Emotional acculturation refers to the degree to which individuals of immigrant descent adopt the normative emotional patterns of a dominant culture, a process that operates largely outside conscious awareness and is therefore classified as implicit rather than explicit acculturation. Unlike explicit acculturation, which concerns deliberate orientations toward or away from the majority and heritage cultures, emotional acculturation captures shifts in the basic emotional repertoire that occur as minorities repeatedly engage in the tasks and interactions of a new cultural context. Research measuring emotional acculturation as the fit between minority students' emotional patterns and majority culture emotion norms has found bidirectional longitudinal associations with majority peer contact, alongside both adaptive and adverse effects on school engagement.

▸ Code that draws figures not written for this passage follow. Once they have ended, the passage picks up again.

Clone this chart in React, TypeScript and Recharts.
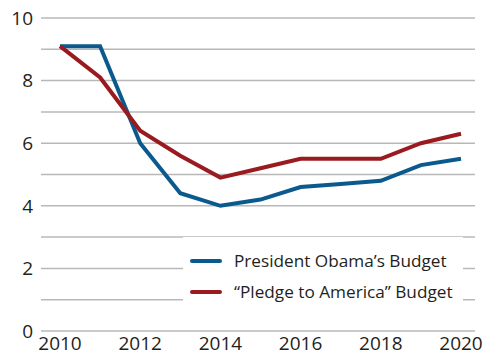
import React from 'react'
import { LineChart, Line, XAxis, YAxis, CartesianGrid, Legend } from 'recharts'

const years = [2010, 2011, 2012, 2013, 2014, 2015, 2016, 2017, 2018, 2019, 2020]
const obama = [9.1, 9.1, 6.0, 4.4, 4.0, 4.2, 4.6, 4.7, 4.8, 5.3, 5.5]
const pledge = [9.1, 8.1, 6.4, 5.6, 4.9, 5.2, 5.5, 5.5, 5.5, 6.0, 6.3]
const yTicks = [0, 1, 2, 3, 4, 5, 6, 7, 8, 9, 10]
const xTicks = [2010, 2012, 2014, 2016, 2018, 2020]

const BLUE = '#0b5a8e'
const RED = '#9a1b1f'
const INK = '#231f20'
const FONT = '"Open Sans", sans-serif'

const data = years.map((year, i) => ({ year, obama: obama[i], pledge: pledge[i] }))

const legendItems = [
  { label: 'President Obama\u2019s Budget', color: BLUE },
  { label: '\u201cPledge to America\u201d Budget', color: RED },
]

function BudgetLegend() {
  return (
    <div style={{ background: '#fff', padding: '8px 0', fontFamily: FONT }}>
      {legendItems.map((item) => (
        <div
          key={item.label}
          style={{ display: 'flex', alignItems: 'center', height: 31, paddingLeft: 7 }}
        >
          <span
            style={{
              display: 'inline-block',
              width: 32,
              height: 4,
              borderRadius: 2,
              background: item.color,
              marginRight: 12,
            }}
          />
          <span style={{ fontSize: 17.2, color: INK }}>{item.label}</span>
        </div>
      ))}
    </div>
  )
}

export default function App() {
  const tick = { fontSize: 19, fill: INK, fontFamily: FONT }
  return (
    <div style={{ position: 'absolute', left: 0, top: 0, width: 496, height: 356, background: '#fff' }}>
      <LineChart width={496} height={356} data={data} margin={{ top: 18, right: 21, left: 0, bottom: 0 }}>
        <CartesianGrid vertical={false} stroke="#b8b8b8" strokeWidth={1.5} />
        <XAxis
          dataKey="year"
          type="number"
          domain={[2010, 2020]}
          ticks={xTicks}
          padding={{ left: 19, right: 14 }}
          axisLine={false}
          tickLine={false}
          tickMargin={0}
          tick={tick}
          height={25}
        />
        <YAxis
          domain={[0, 10]}
          ticks={yTicks}
          interval={0}
          tickFormatter={(v: number) => (v % 2 === 0 ? String(v) : '')}
          axisLine={false}
          tickLine={false}
          tick={tick}
          width={41}
        />
        <Legend
          layout="vertical"
          align="center"
          verticalAlign="middle"
          content={<BudgetLegend />}
          wrapperStyle={{ left: 183, top: 237, width: 280 }}
        />
        <Line
          dataKey="obama"
          stroke={BLUE}
          strokeWidth={4}
          dot={false}
          isAnimationActive={false}
        />
        <Line
          dataKey="pledge"
          stroke={RED}
          strokeWidth={4}
          dot={false}
          isAnimationActive={false}
        />
      </LineChart>
    </div>
  )
}
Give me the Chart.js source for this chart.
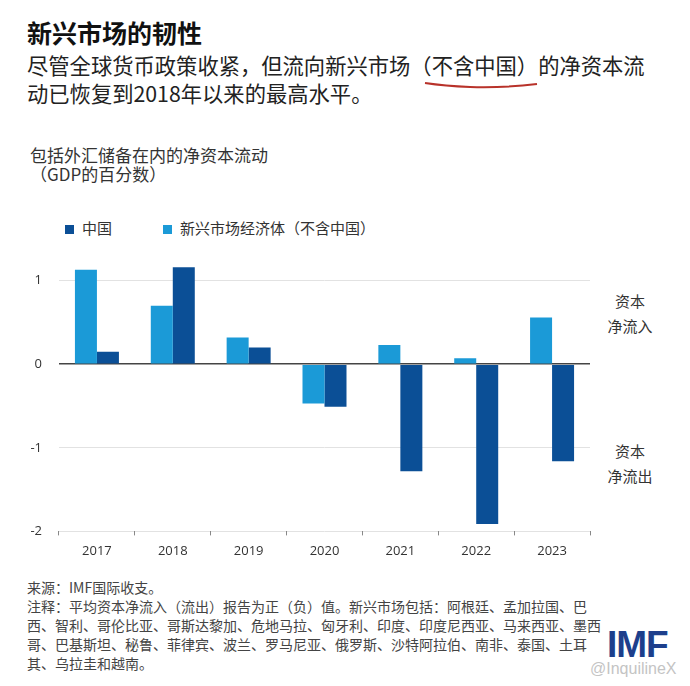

In a two-year longitudinal study with 1,588 secondary school students from immigrant-descent minority backgrounds across 68 schools in Belgium, higher emotional fit predicted greater majority contact over time but also predicted declines in school motivation, behavioral engagement, and school compliance, particularly among students who perceived high levels of discrimination at school.

Sources: Jasini et al. (2025)

Related Terms

Applications

Emotional Acculturation and Perceived Discrimination

Perceived discrimination functions as a moderating condition that transforms the consequences of emotional acculturation from a social asset into an academic liability. Among students reporting high levels of discrimination, greater emotional fit with the majority culture significantly predicted steeper declines in school motivation and behavioral engagement, and was also associated with increases in non-compliant behavior, whereas students perceiving low discrimination showed none of these negative effects. One proposed mechanism is that adopting majority emotion norms heightens minority students' awareness of their disadvantaged position relative to majority peers, a comparison process that may produce disengagement or resistance rather than adjustment.

Sources: Jasini et al. (2025)

Emotional Acculturation and School Engagement

Emotional fit with the majority culture norm carries opposing implications for different dimensions of school engagement. A two-year longitudinal study found that higher emotional fit predicted lower school motivation and lower behavioral engagement over time, and in high-discrimination contexts also predicted increased behavioral disengagement and non-compliant behavior. The same study confirmed that these effects operated independently of the explicit acculturation processes examined previously, marking emotional acculturation as a distinct predictor of sociocultural adjustment in secondary school settings.

Sources: Jasini et al. (2025)

Emotional Acculturation and Majority Peer Contact

Emotional acculturation shows a positive longitudinal association with contact between minority students and majority culture peers. In a sample of immigrant-descent secondary school students in Belgium, higher emotional fit with the majority culture norm predicted greater majority peer contact one year later. This relational benefit reflects the finding that emotional similarity supports social bonds within cross-cultural school contexts.